Other notable film roles for Ottiano include Lena in As You Desire Me (1932) with Greta Garbo, Melvyn Douglas, Erich von Stroheim, Owen Moore, and Hedda Hopper, "Mrs. Higgins" in the Shirley Temple musical-comedy Curly Top (1935), as a matron in the crime-drama Riffraff (1936), starring Jean Harlow and Spencer Tracy, and as "Suzette", Greta Garbo's devoted maid in the Edmund Goulding-directed drama Grand Hotel (1932).

When Grand Hotel was turned into a Broadway Musical in 1989, her character was renamed Rafaela Ottiano in honor of the actress, who had appeared on Broadway in 1930, in the original play version of the Vicki Baum novel.

Ottiano's last film was the musical comedy I Married an Angel (1942), starring Nelson Eddy and Jeanette MacDonald.

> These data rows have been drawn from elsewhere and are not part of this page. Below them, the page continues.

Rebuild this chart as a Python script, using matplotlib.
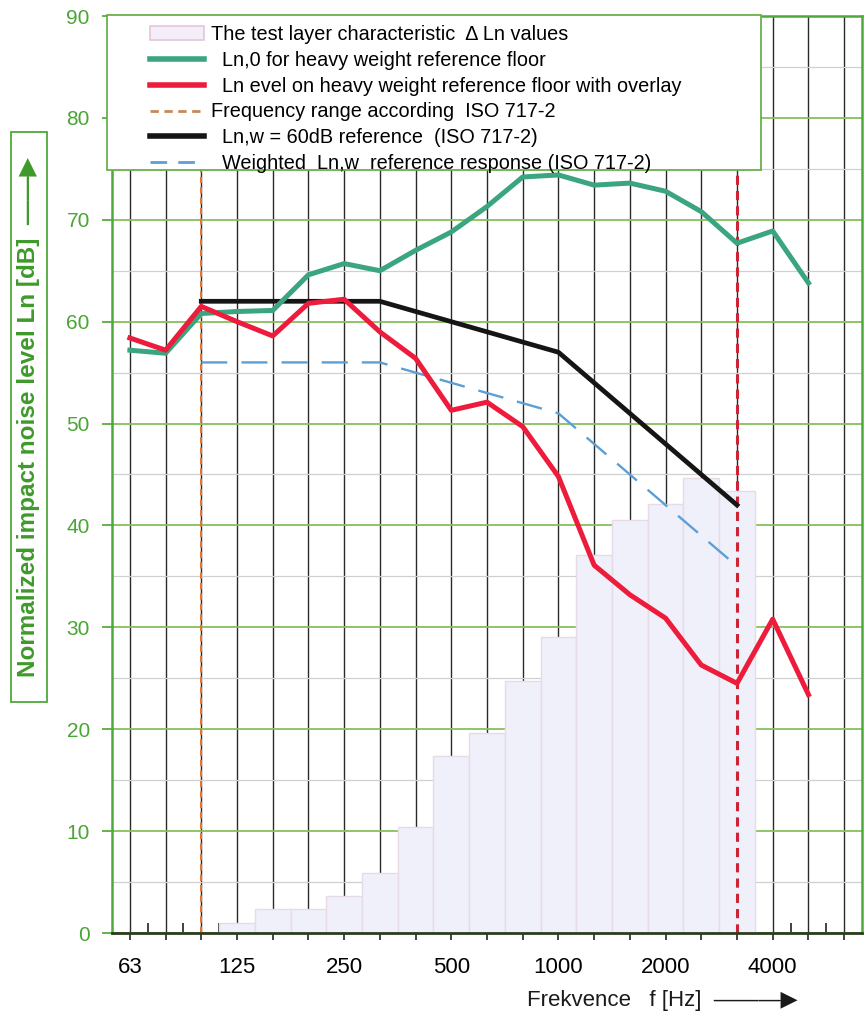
import numpy as np
import matplotlib.pyplot as plt
from matplotlib.lines import Line2D
from matplotlib.patches import Patch, Rectangle

# one-third octave band centre frequencies [Hz]
freq_bands = ['63', '80', '100', '125', '160', '200', '250', '315', '400', '500', '630',
              '800', '1000', '1250', '1600', '2000', '2500', '3150', '4000', '5000', '6300']
tick_labels = ['63', '125', '250', '500', '1000', '2000', '4000']

# Ln,0 of the bare heavy reference floor, 63 - 5000 Hz
ln0_bare = [57.2, 56.9, 60.8, 61.0, 61.1, 64.6, 65.7, 65.0, 67.0, 68.8, 71.3,
            74.2, 74.4, 73.4, 73.6, 72.8, 70.8, 67.7, 68.9, 63.8]
# Ln of the reference floor with the overlay, 63 - 5000 Hz
ln_overlay = [58.4, 57.2, 61.5, 60.0, 58.6, 61.8, 62.2, 59.0, 56.4, 51.3, 52.1,
              49.7, 44.8, 36.1, 33.2, 30.9, 26.3, 24.5, 30.8, 23.4]
# ISO 717-2 reference curve at Ln,w = 60 dB, 100 - 3150 Hz
ref_60 = [62, 62, 62, 62, 62, 62, 61, 60, 59, 58, 57, 54, 51, 48, 45, 42]
# reference curve shifted onto the measured overlay, 100 - 3150 Hz
ref_shifted = [56, 56, 56, 56, 56, 56, 55, 54, 53, 52, 51, 48, 45, 42, 39, 36]
# improvement Delta Ln of the test layer, 125 - 3150 Hz
delta_ln = [1.0, 2.4, 2.4, 3.6, 5.9, 10.4, 17.4, 19.6, 24.7, 29.1, 37.1,
            40.5, 42.1, 44.7, 43.4]

GREEN_TXT = '#4aa534'
GREEN_LINE = '#3aa57f'
RED = '#ee1c3c'
BLUE = '#5b9fd6'

idx = np.arange(len(freq_bands))
i100 = freq_bands.index('100')
i125 = freq_bands.index('125')
i3150 = freq_bands.index('3150')

fig = plt.figure(figsize=(8.64, 10.13), dpi=100)
ax = fig.add_axes([112 / 864, 1 - 933 / 1013, 750 / 864, 917 / 1013])

ax.bar(idx[i125:i3150 + 1], delta_ln, width=1.0, color='#eff0fa',
       edgecolor='#e8dbe8', linewidth=1.0, zorder=1)

ax.axvline(i100, color='#e8742c', lw=1.5, ls=(0, (3, 2)), zorder=2)
ax.axvline(i3150, color='#cc2436', lw=2.2, ls=(0, (3, 2)), zorder=2)

ax.plot(idx[i100:i3150 + 1], ref_shifted, color=BLUE, lw=1.7,
        dashes=(11, 6), zorder=3)
ax.plot(idx[i100:i3150 + 1], ref_60, color='#151515', lw=3.4, zorder=3)
ax.plot(idx[:len(ln0_bare)], ln0_bare, color=GREEN_LINE, lw=3.6, zorder=4)
ax.plot(idx[:len(ln_overlay)], ln_overlay, color=RED, lw=3.6, zorder=5)

ax.set_xlim(-0.5, 20.5)
ax.set_ylim(0, 90)

ax.set_xticks(idx)
ax.set_xticklabels([f if f in tick_labels else '' for f in freq_bands],
                   family=['Liberation Sans Narrow', 'Liberation Sans'], fontsize=16)
ax.set_xticks(idx[:-1] + 0.5, minor=True)
ax.set_yticks(np.arange(0, 91, 10))
ax.set_yticks(np.arange(5, 90, 10), minor=True)
ax.set_yticklabels([str(v) for v in range(0, 91, 10)],
                   family='Liberation Sans', fontsize=15, color=GREEN_TXT)

ax.tick_params(axis='x', which='major', direction='out', length=5, width=1.2,
               color='#222222', pad=12)
ax.tick_params(axis='x', which='minor', direction='in', length=7, width=1.2,
               color='#222222')
ax.tick_params(axis='y', which='major', direction='out', length=7, width=1.2,
               color=GREEN_TXT, pad=9)
ax.tick_params(axis='y', which='minor', length=0)

ax.set_axisbelow(True)
ax.grid(axis='x', which='major', color='#2a2a2a', lw=1.0)
ax.grid(axis='y', which='major', color='#86c25a', lw=1.3)
ax.grid(axis='y', which='minor', color='#d0d0d0', lw=0.9)

for side in ['left', 'right', 'top']:
    ax.spines[side].set_color('#4fa83a')
    ax.spines[side].set_linewidth(1.8)
ax.spines['bottom'].set_color('#2b3d1f')
ax.spines['bottom'].set_linewidth(2.0)

# legend box laid over the top of the plot
fig.patches.append(Rectangle((107 / 864, 1 - 170 / 1013), 654 / 864, 155 / 1013,
                             transform=fig.transFigure, facecolor='white',
                             edgecolor='#6ab04c', lw=1.3, zorder=3))
handles = [
    Patch(facecolor='#f4eef8', edgecolor='#e2c6dc', lw=1.2),
    Line2D([], [], color=GREEN_LINE, lw=4),
    Line2D([], [], color=RED, lw=4),
    Line2D([], [], color='#c9875a', lw=2, ls=(0, (3, 2))),
    Line2D([], [], color='#151515', lw=4),
    Line2D([], [], color=BLUE, lw=2, dashes=(6, 4)),
]
labels = [
    'The test layer characteristic  \u0394 Ln values',
    '  Ln,0 for heavy weight reference floor',
    '  Ln evel on heavy weight reference floor with overlay',
    'Frequency range according  ISO 717-2',
    '  Ln,w = 60dB reference  (ISO 717-2)',
    '  Weighted  Ln,w  reference response (ISO 717-2)',
]
fig.legend(handles, labels, loc='upper left', bbox_to_anchor=(140 / 864, 1 - 15 / 1013),
           frameon=False, borderpad=0, handlelength=2.7, handletextpad=0.35,
           labelspacing=0.345, prop={'family': ['Liberation Sans', 'DejaVu Sans'], 'size': 14.3})

# boxed y-axis caption
fig.patches.append(Rectangle((11 / 864, 1 - 702 / 1013), 36 / 864, 570 / 1013,
                             transform=fig.transFigure, facecolor='white',
                             edgecolor='#4fa83a', lw=1.3, zorder=3))
fig.text(29 / 864, 1 - 417 / 1013, 'Normalized impact noise level Ln [dB]  \u2014\u2014\u25b6',
         rotation=90, ha='center', va='center', color='#3e9a2a', fontsize=17.5,
         fontweight='bold', family=['Liberation Sans', 'DejaVu Sans'], zorder=4)

fig.text(527 / 864, 1 - 1000 / 1013, 'Frekvence   f [Hz]  \u2014\u2014\u2014\u25b6',
         ha='left', va='center', fontsize=16, color='#1a1a1a',
         family=['Liberation Sans Narrow', 'Liberation Sans', 'DejaVu Sans'])

fig.savefig('out.png', dpi=100, facecolor='white')
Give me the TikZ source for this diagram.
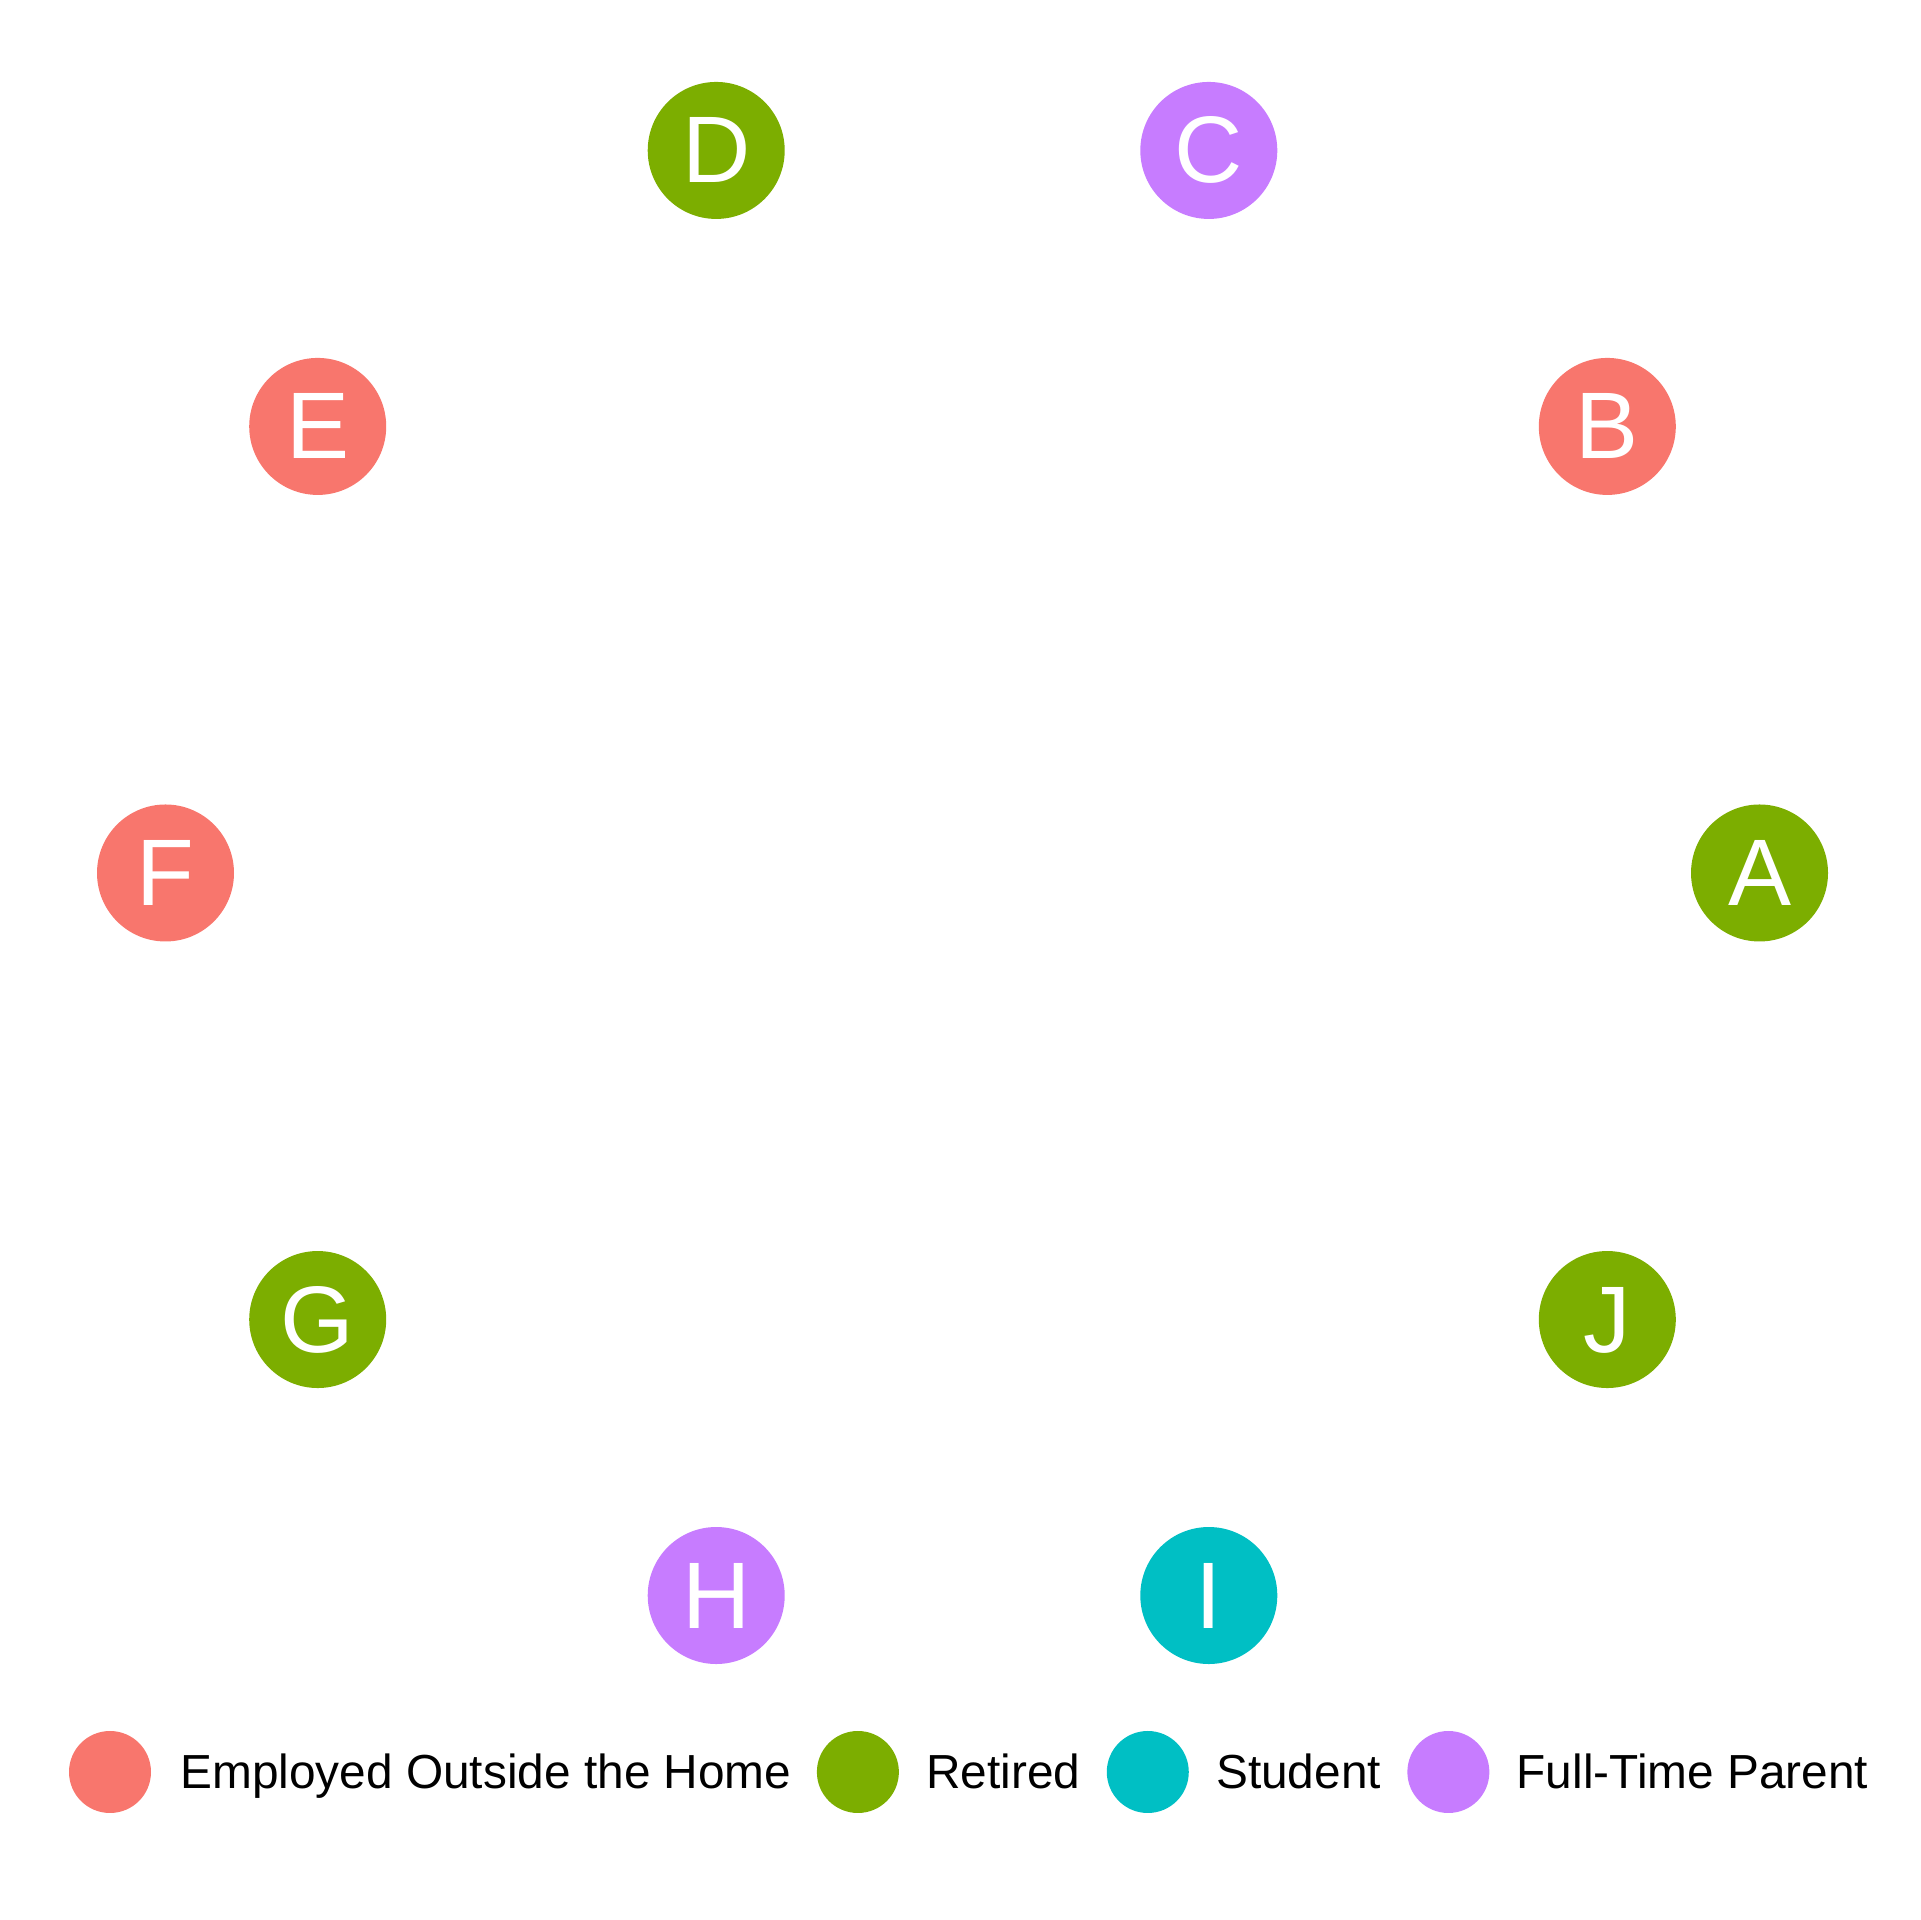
\documentclass[tikz,border=0pt]{standalone}
\usepackage{fontspec}
\setmainfont{Liberation Sans}
\usetikzlibrary{positioning}
\definecolor{employed}{HTML}{F8766D}
\definecolor{retired}{HTML}{7CAE00}
\definecolor{student}{HTML}{00BFC4}
\definecolor{parent}{HTML}{C77CFF}
\begin{document}
\begin{tikzpicture}[line join=round,line cap=round,
	vertex/.style={circle,fill=#1,minimum size=1.37cm,inner sep=0pt,text=white,
		font=\fontsize{26.9}{30}\selectfont,text height=18.5pt,text depth=0pt},
	keydot/.style={circle,fill=#1,minimum size=0.82cm,inner sep=0pt},
	keytext/.style={inner sep=0pt,font=\fontsize{13.6}{16}\selectfont,text height=9.4pt,text depth=0pt}]
	\useasboundingbox (0,0) rectangle (19.2,19.2);
	% cac dinh tren vong tron
	\begin{scope}[shift={(9.625,10.47)}]
		\foreach \name/\ang/\col in {A/0/retired,B/36/employed,C/72/parent,D/108/retired,E/144/employed,
			F/180/employed,G/216/retired,H/252/parent,I/288/student,J/324/retired}
			\node[vertex=\col] (\name) at (\ang:7.97cm and 7.597cm) {\name};
	\end{scope}
	% chu thich
	\node[keydot=employed] (kEmp) at (1.10,1.48) {};
	\node[keytext,right=0.28cm of kEmp] (tEmp) {Employed Outside the Home};
	\node[keydot=retired,right=0.24cm of tEmp] (kRet) {};
	\node[keytext,right=0.26cm of kRet] (tRet) {Retired};
	\node[keydot=student,right=0.25cm of tRet] (kStu) {};
	\node[keytext,right=0.26cm of kStu] (tStu) {Student};
	\node[keydot=parent,right=0.25cm of tStu] (kPar) {};
	\node[keytext,right=0.26cm of kPar] (tPar) {Full-Time Parent};
\end{tikzpicture}
\end{document}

During her career in film, she appeared in approximately 45 motion pictures, opposite such actors as Barbara Stanwyck, Conrad Nagel, Peter Lorre, Zasu Pitts, and Katharine Hepburn.

Personal life

Ottiano lived in the Times Square area during the Prohibition Era and never married. She died in 1942, in the Boston home of her late parents, of intestinal cancer at the age of 54. She is buried at St. Michael's Cemetery in the Roslindale section of Boston, Massachusetts.